The need is not to change life. The need is to live your life from what you know is true. If you truly believe that unearthing your soul is the answer you seek, then make this the focus of your life right now. Nothing can be added to your already complete soul. If you know this and you are acting from this knowledge, you are enlightened. And you will find this very day the proof that this is true.

Rising Above the Fog of Uncertainty

Not long ago I was talking with a woman about spiritual guidance. She complained that she was at a crossroad in her life and that the spiritual principles that had worked in the past seemed to have no impact. “I’m looking for guidance, but all I see is fog.” Because I too have stood at a similar crossroad and stared into that same bank of fog, I shared a truth that I have come to know: It is often when your world is shrouded in fog that you gain your clearest vision.

In thinking of spiritual principles, our tendency is to see them as tools that will help lift the fog.
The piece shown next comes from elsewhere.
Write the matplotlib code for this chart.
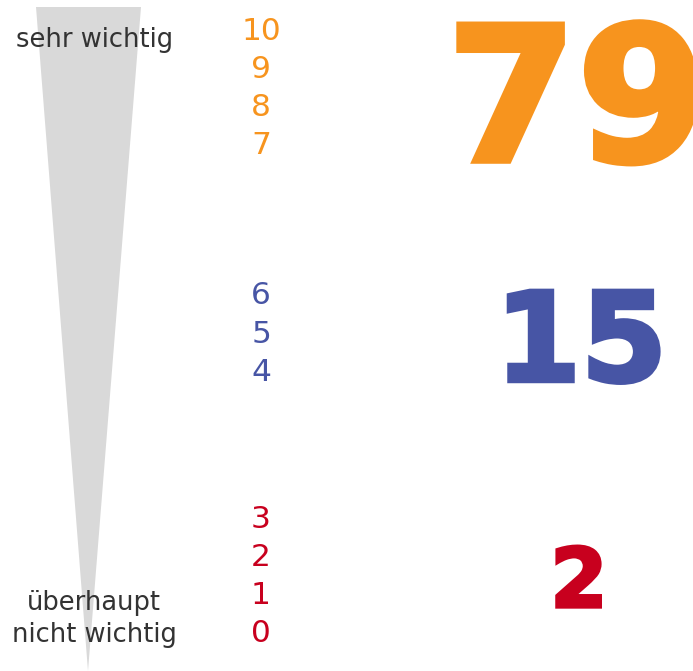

Our fulfillment is somewhere out there in the distance but we are unable to see it. We cannot see it because some distracting condition has occurred. So we reach into our spiritual bag of tricks—positive attitude, denials, affirmations, forgiveness, tithing, random acts of kindness—and we make a renewed effort to apply one or all of these until the fog of uncertainty lifts.

The problem with this approach is that it does little to either lift the fog or to advance our spiritual understanding. Whether or not you do anything about it, fog, in its many forms, comes and goes. Things go well for a time, then they seem to fall apart. The deeper spiritual issue has less to do with the fog and more to do with understanding the one who is peering into it.
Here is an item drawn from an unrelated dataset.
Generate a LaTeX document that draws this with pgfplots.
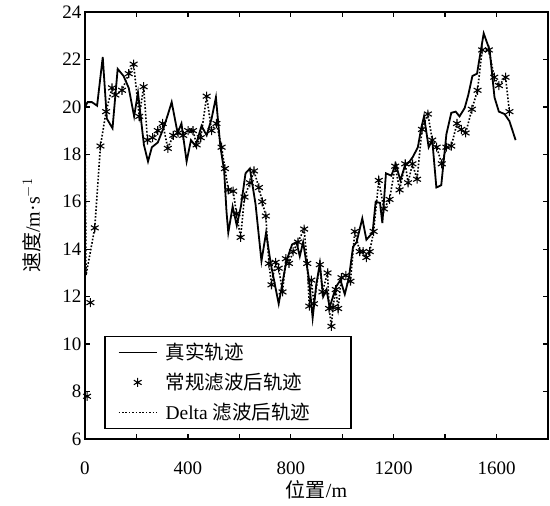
\documentclass[border=0pt]{standalone}
\usepackage{pgfplots}
\pgfplotsset{compat=1.18}
\usepackage{pgfplotstable}
\usepackage{fontspec}
\setmainfont{Liberation Serif}
\newfontfamily\cjk{Noto Sans CJK SC}

\pgfplotstableread{
x y
0 20.0
10 20.2
27 20.2
47 20.05
69 22.1
85 19.5
107 19.1
127 21.6
150 21.3
170 20.8
191 19.6
206 20.6
229 18.4
245 17.7
260 18.3
283 18.5
305 19.1
320 19.6
337 20.2
360 18.9
375 19.3
395 17.7
412 18.6
430 18.35
453 19.2
473 18.8
492 19.5
509 20.4
526 18.35
541 17.3
550 15.6
557 14.7
574 15.8
590 15.0
606 15.8
624 17.2
641 17.4
663 15.9
686 13.5
704 14.7
722 13.4
753 11.7
783 13.5
805 14.2
822 14.3
835 13.7
848 14.3
861 13.4
870 12.8
885 11.1
899 12.5
913 13.4
926 12.0
939 12.3
951 11.55
964 12.0
975 12.4
993 12.7
1010 12.1
1026 12.8
1042 14.1
1056 14.3
1078 15.3
1094 14.4
1118 14.7
1130 16.0
1147 15.95
1156 15.1
1170 17.2
1191 17.1
1208 17.6
1226 16.9
1243 17.5
1262 17.7
1275 17.9
1294 18.3
1307 19.1
1318 19.6
1336 18.3
1350 18.6
1366 16.6
1385 16.7
1405 18.85
1424 19.75
1441 19.8
1456 19.6
1476 19.95
1490 20.5
1506 21.3
1524 21.4
1550 23.1
1573 22.4
1592 20.4
1609 19.8
1631 19.7
1650 19.4
1674 18.6
}\truedata

\pgfplotstableread{
x y
38 14.9
60 18.35
82 19.8
105 20.8
118 20.5
144 20.7
170 21.4
189 21.8
211 19.6
228 20.85
243 18.6
263 18.7
283 19.0
302 19.3
322 18.25
343 18.8
362 18.9
382 18.8
401 19.0
420 19.0
434 18.4
450 18.7
473 20.45
492 19.0
511 19.3
531 18.3
544 17.4
557 16.5
576 16.45
589 15.5
605 14.5
620 16.2
641 16.8
657 17.3
676 16.6
689 16.0
703 15.4
715 13.4
725 12.5
741 13.45
753 13.2
768 12.2
781 13.6
793 13.4
809 13.9
828 14.3
852 14.85
864 13.4
872 11.6
880 12.7
890 11.7
913 13.35
923 12.2
943 13.0
949 11.5
958 10.75
964 11.55
975 12.3
984 11.5
997 12.8
1014 12.9
1032 12.65
1049 14.75
1068 13.9
1081 13.9
1094 13.65
1107 13.9
1122 14.75
1142 16.9
1162 15.7
1184 16.1
1206 17.5
1223 16.5
1245 17.6
1256 16.8
1273 17.6
1291 16.95
1310 19.05
1333 19.7
1350 18.6
1367 18.3
1387 17.6
1405 18.3
1424 18.35
1446 19.3
1463 19.05
1480 18.9
1504 19.9
1526 20.7
1544 22.4
1570 22.4
1591 21.25
1609 20.9
1635 21.25
1650 19.8
}\filtdata

\begin{document}
\begin{tikzpicture}
\begin{axis}[
  scale only axis, width=463pt, height=427pt,
  xmin=0, xmax=1800, ymin=6, ymax=24,
  xtick={0,200,...,1600}, xticklabels={0,,400,,800,,1200,,1600},
  ytick={6,8,...,24},
  tick align=inside, major tick length=5pt,
  axis line style={line width=2pt},
  every tick/.style={black, line width=1.3pt},
  tick label style={font=\fontsize{19}{21}\selectfont},
  /pgf/number format/assume math mode=true,
  xticklabel style={yshift=-19pt},
  xlabel={{\cjk 位置}/m}, ylabel={{\cjk 速度}/m·s$^{-1}$},
  label style={font=\fontsize{20}{22}\selectfont},
  xlabel style={at={([yshift=-51pt]axis description cs:0.5,0)}, anchor=center},
  ylabel style={at={([xshift=-53pt]axis description cs:0,0.5)}, anchor=center},
  legend style={at={(0.041,0.023)}, anchor=south west, draw=black, line width=1.6pt,
    font=\fontsize{19.5}{22}\selectfont, inner xsep=13pt, inner ysep=5pt, row sep=8pt, column sep=6pt},
  legend cell align=left,
  legend image code/.code={\draw[mark repeat=2,mark phase=2,#1] plot coordinates {(0pt,0pt)(19pt,0pt)(38pt,0pt)};},
]
\addplot[black, line width=1.8pt] table {\truedata};
\addlegendentry{{\cjk 真实轨迹}}
\addplot[black, only marks, mark=asterisk, mark size=4.5pt, mark options={line width=1.1pt}] table {\filtdata};
\addlegendentry{{\cjk 常规滤波后轨迹}}
\addplot[black, line width=1.6pt, dash pattern=on 1.6pt off 1.8pt] coordinates {(0,20.0)(4,12.9)(38,14.9)};
\addlegendentry{Delta {\cjk 滤波后轨迹}\hspace*{26pt}}
\addplot[black, line width=1.6pt, dash pattern=on 1.6pt off 1.8pt, forget plot] table {\filtdata};
\addplot[black, only marks, mark=asterisk, mark size=4.5pt, mark options={line width=1.1pt}, forget plot] coordinates {(8,7.8)(21,11.75)};
\end{axis}
\path ([shift={(-85pt,-66pt)}]current axis.south west) rectangle ([shift={(2pt,12pt)}]current axis.north east);
\end{tikzpicture}
\end{document}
The self-image that we drop into the world every day is full of specific dreams and desires meant to enhance and protect its stature and increase its peace of mind. The soul, however, is not tied to the needs of the self-image. To the contrary, the soul issues a perpetual reminder that we are much more than we think.

The self-image is like a glass jar into which we have tried to stuff the soul. From within the confines of this jar, we have tried to live a free life. What many are calling spiritual development and self-improvement is nothing more than a scramble for a bigger jar. Our spiritual arsenal is a bag of tricks intended to protect and bring stability to this inherently fragile structure. Rather than understand the vulnerability of the jar, our mission becomes one of protecting it from the possibility of breakage. Thus, our aversion to fog. We might crack our jar bumping into something we cannot see.

What if we understood that the fog is not a thing out there, but a film on our glass jar? What if we realized, as Paul suggested, that we are merely seeing through a glass darkly? Would we not stop battling the fog and turn our attention instead to climbing out of the jar? In its second noble truth, Buddhism attributes the cause of suffering to the act of clinging. In our analogy, this implies something much more than the tendency to cling to the needs of the jar. We are to examine our need to cling to the jar itself.

Can you, for a moment, imagine shedding the image of the person you think you are, to rise from the confines of your jar and simply let yourself be? In the few moments it takes to accomplish this, you see you are not the least bit threatened by those glass-breaking people and things you encounter in your life. The stones they cast pass right through you. You no longer have to wait for the vision-impairing fog to lift. You yourself rise above it. And it’s not because you have suddenly become something more than you were just moments ago. You are simply experiencing the truth of who you are and who you have always been.